Deniers of the Frontier Wars, including most notably a former director of the AWM, Brendan Nelson, assert that it was not a ‘real’ war, an extraordinarily arrogant and insensitive viewpoint. Most of our leading historians disagree, and have no doubt that the first Australians’ defence of their land, of their rights, and of their values was conducted in the manner of a ‘war’, a conclusion endorsed by many contemporary senior military commanders.

This ‘war for Australia’ lasted 140 years and caused 20,000 to 30,000 Aboriginal deaths, perhaps many more. By comparison, during the thirteen years of the morally corrupt and strategically disastrous Vietnam War, just over 500 (white) Australians died.
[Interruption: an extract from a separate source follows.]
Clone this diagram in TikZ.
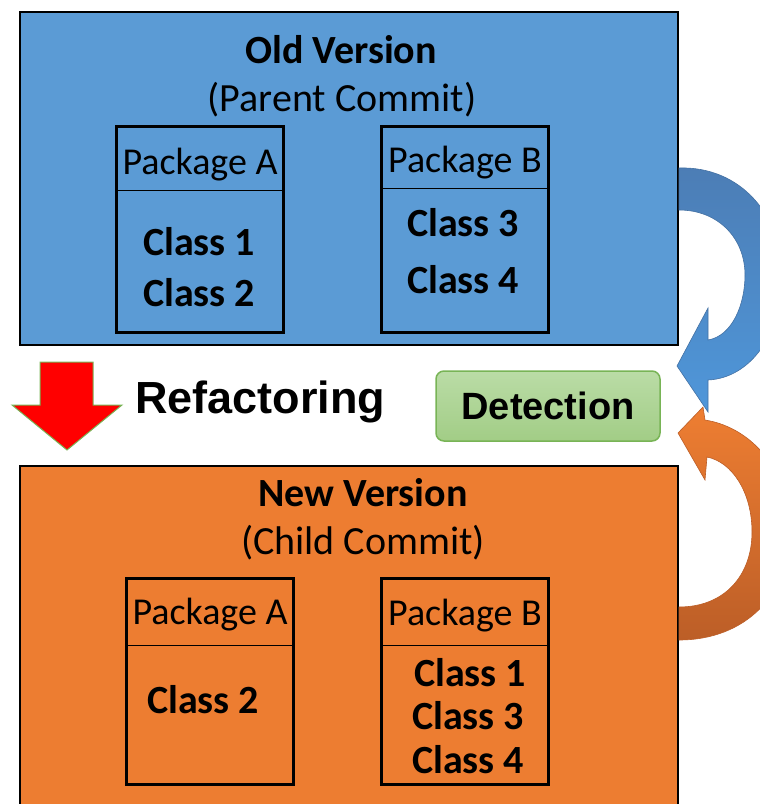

Yet Vietnam is honoured in the AWM and is the subject of regular, large, government-funded commemorations.

Do members of the Council of the AWM think that the first Australians didn’t have ‘spirit’? I don’t believe so, but based on the bare facts it wouldn’t be an unreasonable inference.

Council members predominantly have been people either with a military background, or with a passion for the Anzac myth and sufficient political influence to be rewarded with a seat at the table. Clearly the Council must be informed by military experience; equally clearly, its thinking should represent a far broader understanding of what it means to be ‘Australian’.

The corruption of the AWM’s vision can be seen as a contributing factor to the toxic culture that ultimately infected our combat forces in Afghanistan. Any path to redemption must, therefore, include reforming the Memorial. Three relatively straightforward changes would have an immediate, positive and far-reaching effect. Cancel the $500 million extension; replace the current Council with a representative selection of Australians; and tell the true story of our war experiences.

Perhaps in time it might again be said of the Memorial, ‘Here is their spirit’.

Alan Stephens is a visiting fellow at UNSW Canberra. He served in Vietnam with the RAAF.